At the train station in Landquart, I first make my way to the information monitor showing the departures. I find my train to Davos leaving from platform 6, that is immediately obvious. At the entrance to the platform, I discover the wing symbol again. Now I realise that I should definitely get on the right part of the train.

Monitor at access to the platform

Friendly train staff are already waiting on the platform and the train guard kindly asks me where I am travelling to. “To Davos, please board the rear section of the train. The front section of the train goes to St. Moritz,” she informs me and points me back. I walk a bit and, based on the signs on the outside of the train on the driver’s cab and on the side of the doors, I read that this part of the train is going to “St. Moritz” and that I still have to walk further down towards part of the train further to the rear. A Capricorn is 76 meters long, after all. Now I have found the right train. I see “Davos Platz” on the screen next to the door.
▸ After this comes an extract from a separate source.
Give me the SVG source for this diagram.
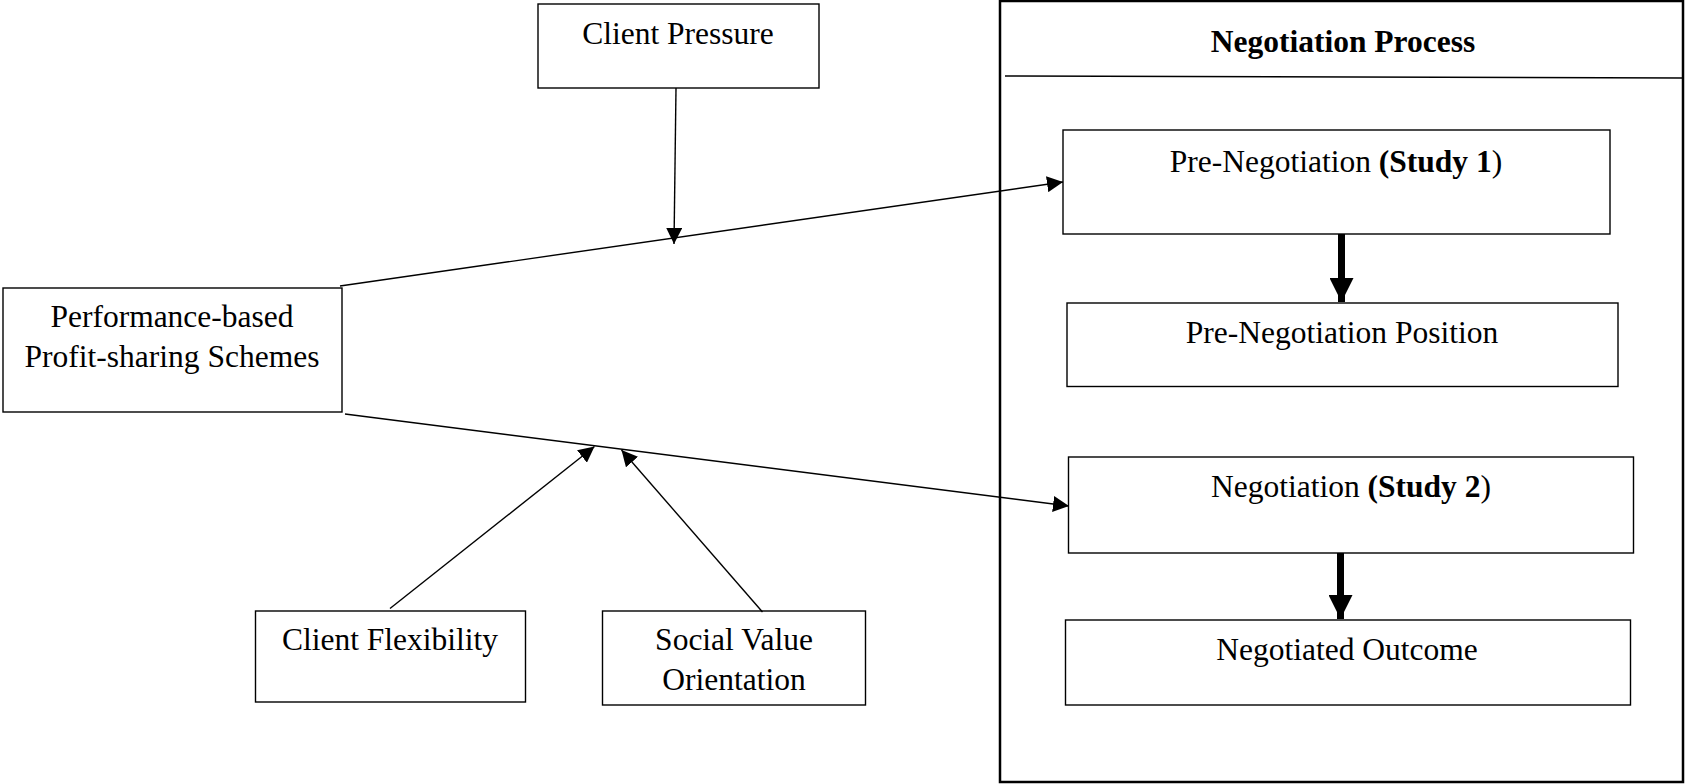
<svg xmlns="http://www.w3.org/2000/svg" width="1686" height="784" viewBox="0 0 1686 784">
<style>
.box{fill:#fff;stroke:#000;stroke-width:1.4}
.t{font-family:"Liberation Serif","Times New Roman",serif;font-size:31.5px;fill:#000;text-anchor:middle}
.b{font-weight:bold}
.ln{stroke:#000;stroke-width:1.4;fill:none}
.thick{stroke:#000;stroke-width:7;fill:none}
</style>
<defs>
<marker id="ah" markerUnits="userSpaceOnUse" markerWidth="16" markerHeight="16" viewBox="0 0 16 16" refX="16" refY="8" orient="auto">
<path d="M0,0 L16,8 L0,16 Z" fill="#000"/>
</marker>
<marker id="bh" markerUnits="userSpaceOnUse" markerWidth="24" markerHeight="24" viewBox="0 0 24 24" refX="24" refY="12" orient="auto">
<path d="M0,0 L24,12 L0,24 Z" fill="#000"/>
</marker>
</defs>
<g id="negotiation-process">
<rect x="1000" y="1" width="683" height="781" fill="#fff" stroke="#000" stroke-width="2.5"/>
<line x1="1005" y1="76" x2="1683" y2="78" stroke="#000" stroke-width="1.4"/>
<text class="t b" x="1343" y="52">Negotiation Process</text>
</g>
<g id="client-pressure">
<rect class="box" x="538" y="4" width="281" height="84"/>
<text class="t" x="678" y="44">Client Pressure</text>
</g>
<g id="performance">
<rect class="box" x="3" y="288" width="339" height="124"/>
<text class="t" x="172" y="327">Performance-based</text>
<text class="t" x="172" y="367">Profit-sharing Schemes</text>
</g>
<g id="client-flexibility">
<rect class="box" x="255.5" y="611" width="270" height="91"/>
<text class="t" x="390" y="650">Client Flexibility</text>
</g>
<g id="social-value">
<rect class="box" x="602.5" y="611" width="263" height="94"/>
<text class="t" x="734" y="650">Social Value</text>
<text class="t" x="734" y="690">Orientation</text>
</g>
<g id="pre-negotiation">
<rect class="box" x="1063" y="130" width="547" height="104"/>
<text class="t" x="1336" y="172">Pre-Negotiation <tspan class="b">(Study 1</tspan>)</text>
</g>
<g id="pre-negotiation-position">
<rect class="box" x="1067" y="303" width="551" height="83.5"/>
<text class="t" x="1342" y="343">Pre-Negotiation Position</text>
</g>
<g id="negotiation">
<rect class="box" x="1068.5" y="457" width="565" height="96"/>
<text class="t" x="1351" y="497">Negotiation <tspan class="b">(Study 2</tspan>)</text>
</g>
<g id="negotiated-outcome">
<rect class="box" x="1065.5" y="620" width="565" height="85"/>
<text class="t" x="1347" y="660">Negotiated Outcome</text>
</g>
<g id="connectors">
<line class="ln" x1="340" y1="286" x2="1063" y2="182" marker-end="url(#ah)"/>
<line class="ln" x1="345" y1="414" x2="1069" y2="506" marker-end="url(#ah)"/>
<line class="ln" x1="676" y1="88" x2="674" y2="244" marker-end="url(#ah)"/>
<line class="ln" x1="390" y1="608.5" x2="594.5" y2="446.5" marker-end="url(#ah)"/>
<line class="ln" x1="762.5" y1="612" x2="621.5" y2="450" marker-end="url(#ah)"/>
<line class="thick" x1="1341.5" y1="234" x2="1341.5" y2="302" marker-end="url(#bh)"/>
<line class="thick" x1="1340.5" y1="553" x2="1340.5" y2="619" marker-end="url(#bh)"/>
</g>
</svg>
Destination display on the train

Success – I’m on the right train

The train guard checks my tickets and now I can enjoy my train journey. It has already snowed a little and I’m travelling through Prättigau for the first time. The train journey flies by. Just before we reach Klosters, two loudspeaker announcements explain that this train is being divided into two sections. Passengers travelling to St. Moritz should please change to the front section of the train – there's time to change in Klosters. The train guard also tells passengers about the change, but there are already only passengers to Davos in my compartment.

This information is also shown on the info screens on the train and, lo and behold, the symbol can also be seen at the top left.

Monitor display on the train

As a passenger, you hardly notice that the trains are being separated. After a brief stop in Klosters, the train picks up speed again and arrives at Davos Platz on time.